El era un hombre cualquiera. Un señor mayor. 50 ó 55 años. Bajito, achaparrado, con una dentadura donde escasean las piezas, de complexión fuerte. No gordo. Fuerte. De esa fuerza que sólo se logra a base de pasar hambre y trabajar duro. Ahora ya no pasa tantas penurias. Vive tranquilo, a ratos feliz y otros nervioso.
Cualquiera diría viendo su semblante que no es más que otro hombre rudo, de esos que emigraron del campo a la ciudad en busca de fortuna. Y posiblemente lo sea. Hoy estaba sentado, con la mirada perdida, el gesto serio, los pensamientos volando seguramente de un problema a otro.
Soy un maleducado, pense. Me estoy metiendo en su vida prívada, así, contemplando su gesto serio pero a la vez tranquilo. A pesar de mis pensamientos no aparte la mirada. Tampoco creo que le importase que le observase. El estaba en su mundo, y yo, un pequeño intruso se adentraba en él.

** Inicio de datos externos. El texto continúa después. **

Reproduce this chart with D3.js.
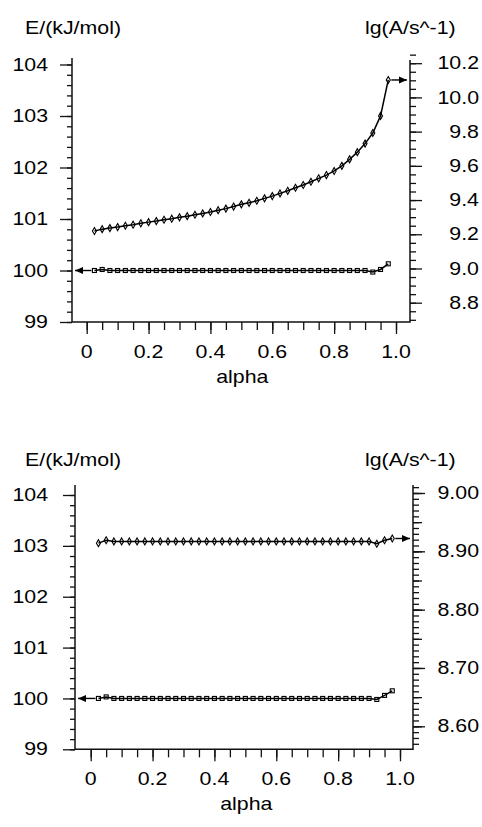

No duraría mucho la incursión. A los pocos segundos empezó a sonreir, se levantó, pago su cafe y se marchó a continuar con sus quehaceres. Y ahí quede yo, con las pintas de un intruso pillado, con mi coca cola a medias, pensando si yo, a su edad también seré capaz de sonreir ante las adversidades, o al menos de atraer intrusos a ellas.